The militia were the responsibility of Canada West’s attorney general and minister of militia, John A. Macdonald. The inefficiency of the militia was whitewashed by two military courts of inquiry. They found that the blame lay with inexperienced frontline troops, who panicked and broke; not with the officers who led them or the government that undersupplied and undertrained them. The Queen’s Own Rifles (QOR) were disparagingly nicknamed “Quickest Outta Ridgeway.” The 13th Battalion were dubbed “The Scarlet Runners.”

Ridgeway Nine

Legacy and Significance

The history of the Battle of Ridgeway was muted in Canadian military heritage. The Canadian government was reluctant to acknowledge the veterans of the battle for nearly 25 years. In 1890, the Veterans of ’66 Association held a protest at the Canadian Volunteers Monument at Queen’s Park, Toronto. They laid flowers at the foot of the monument on 2 June, the 24th anniversary of the Battle of Ridgeway. In 1899–90, after a 10-year campaign of protests and lobbying, the Canadian government sanctioned a Fenian Raid medal and land grants to surviving veterans.

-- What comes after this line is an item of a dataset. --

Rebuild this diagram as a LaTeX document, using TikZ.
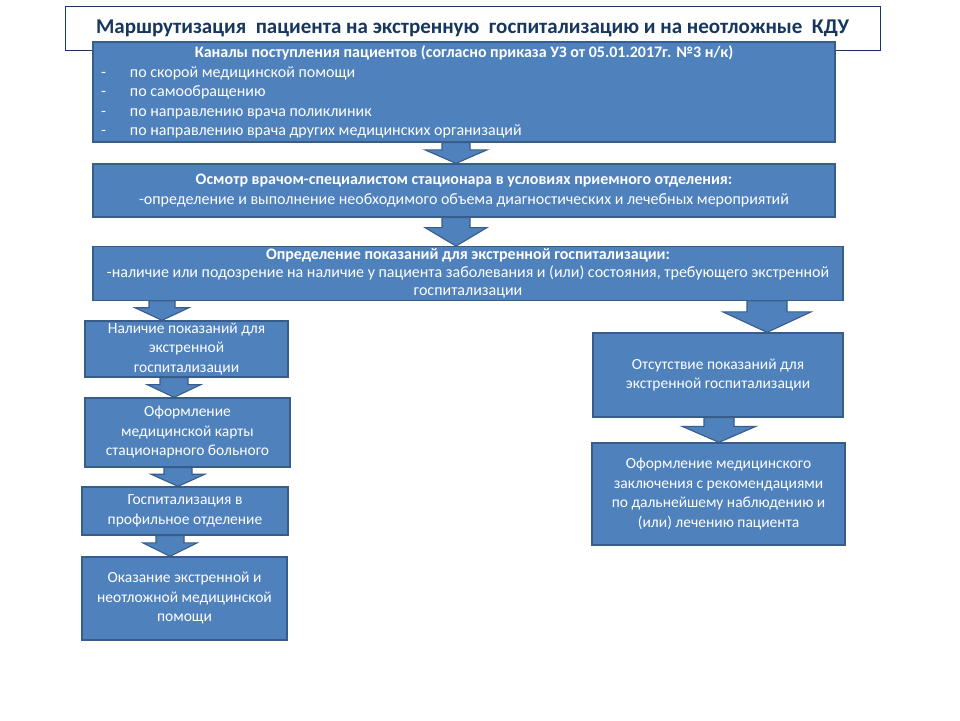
\documentclass[tikz,border=0pt]{standalone}
\usepackage{fontspec}
\setmainfont{Carlito}
\usepackage{tikz}
\usetikzlibrary{calc,positioning}
\definecolor{boxfill}{RGB}{79,129,189}
\definecolor{boxedge}{RGB}{56,93,138}
\definecolor{titleblue}{RGB}{23,55,94}

\tikzset{
  flowbox/.style={draw=boxedge, fill=boxfill, line width=1.3pt, text=white,
    align=center, inner sep=2pt, font=\fontsize{15.5}{19.5}\selectfont},
  widebox/.style={flowbox, font=\fontsize{16}{19.5}\selectfont},
  titlebox/.style={draw=titleblue, fill=white, line width=0.9pt, text=titleblue,
    font=\fontsize{21}{24}\selectfont\bfseries},
  barrow/.style={draw=boxedge, fill=boxfill, line width=1.1pt, line join=miter}
}
% block arrow: x, half shaft, half head, from node, to node
\newcommand{\flowarrow}[5]{%
  \draw[barrow] let \p1=(#4.south), \p2=(#5.north), \p3=(#1,0) in
    (\x3-#2pt,\y1) -- (\x3+#2pt,\y1) -- (\x3+#2pt,{\y1+0.35*(\y2-\y1)})
    -- (\x3+#3pt,{\y1+0.35*(\y2-\y1)}) -- (\x3,\y2)
    -- (\x3-#3pt,{\y1+0.35*(\y2-\y1)}) -- (\x3-#2pt,{\y1+0.35*(\y2-\y1)}) -- cycle;
}
\newcommand{\chanitem}[1]{\makebox[726pt][l]{\makebox[29pt][l]{-}#1}}

\begin{document}
\begin{tikzpicture}[x=1pt, y=-1pt]
\fill[white] (0,0) rectangle (960,720);
\useasboundingbox (0,0) rectangle (960,720);

% title
\node[titlebox, minimum width=815pt, minimum height=44pt] (title) at (472.5,28)
  {Маршрутизация\ \ пациента на экстренную\ \ госпитализацию и на неотложные\ \ КДУ};

% main column
\node[widebox, minimum width=742pt, minimum height=100pt] (chan) at (464,92)
  {\textbf{Каналы поступления пациентов (согласно приказа УЗ от 05.01.2017г. №3 н/к)}\\
   \chanitem{по скорой\ медицинской помощи}\\
   \chanitem{по самообращению}\\
   \chanitem{по направлению врача поликлиник}\\
   \chanitem{по направлению врача других медицинских организаций}};
\node[widebox, minimum width=742pt, minimum height=53pt] (exam) at (464,190.5)
  {\textbf{Осмотр врачом-специалистом стационара в условиях приемного отделения:}\\
   -определение и выполнение необходимого объема диагностических и лечебных мероприятий};
\node[widebox, minimum width=750pt, minimum height=53pt,
  font=\fontsize{16}{18}\selectfont] (indic) at (468,273.5)
  {\textbf{Определение показаний для экстренной госпитализации:}\\
   -наличие или подозрение на наличие у пациента заболевания и (или) состояния, требующего экстренной\\
   госпитализации};

% left column
\node[flowbox, minimum width=203pt, minimum height=54pt] (yes) at (186.5,349)
  {Наличие показаний для\\ экстренной\\ госпитализации};
\node[flowbox, minimum width=205pt, minimum height=69pt] (card) at (187.5,432.5)
  {Оформление\\ медицинской карты\\ стационарного больного};
\node[flowbox, minimum width=206pt, minimum height=48pt] (hosp) at (185,511)
  {Госпитализация в\\ профильное отделение};
\node[flowbox, minimum width=205pt, minimum height=83pt] (help) at (184.5,598.5)
  {Оказание экстренной и\\ неотложной медицинской\\ помощи};

% right column
\node[flowbox, minimum width=250pt, minimum height=84pt] (no) at (718,375)
  {Отсутствие показаний для\\ экстренной госпитализации};
\node[flowbox, minimum width=253pt, minimum height=102pt] (concl) at (718.5,494)
  {Оформление медицинского\\ заключения с рекомендациями\\ по дальнейшему наблюдению и\\ (или) лечению пациента};

% arrows
\foreach \ax/\sw/\hw/\na/\nb in {456/14/31/chan/exam, 456/14/31/exam/indic,
    162/13/27/indic/yes, 174/14/27/yes/card, 178/14/27/card/hosp, 170/14/27/hosp/help,
    767/20/44/indic/no, 719/15/37/no/concl}
  \flowarrow{\ax}{\sw}{\hw}{\na}{\nb};
\end{tikzpicture}
\end{document}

The protest became an annual memorial event known as Decoration Day; graves and monuments of Canadian soldiers were decorated with flowers. For the next 30 years, Decoration Day would be Canada’s popular national military memorial day. The first “remembrance” day, it was commemorated on the weekend nearest to 2 June. It acknowledged fallen Canadians in the Battle of Ridgeway, the North-West Resistance (1885), the South African War (1899–1902) and the First World War (1914–18). (See also Remembrance Day.)

In 2013, the City of Toronto and the Town of Fort Erie petitioned the federal government to restore the Ridgeway Nine to Canadian military memorial heritage by including them in national Books of Remembrance in Ottawa. However, no action was taken.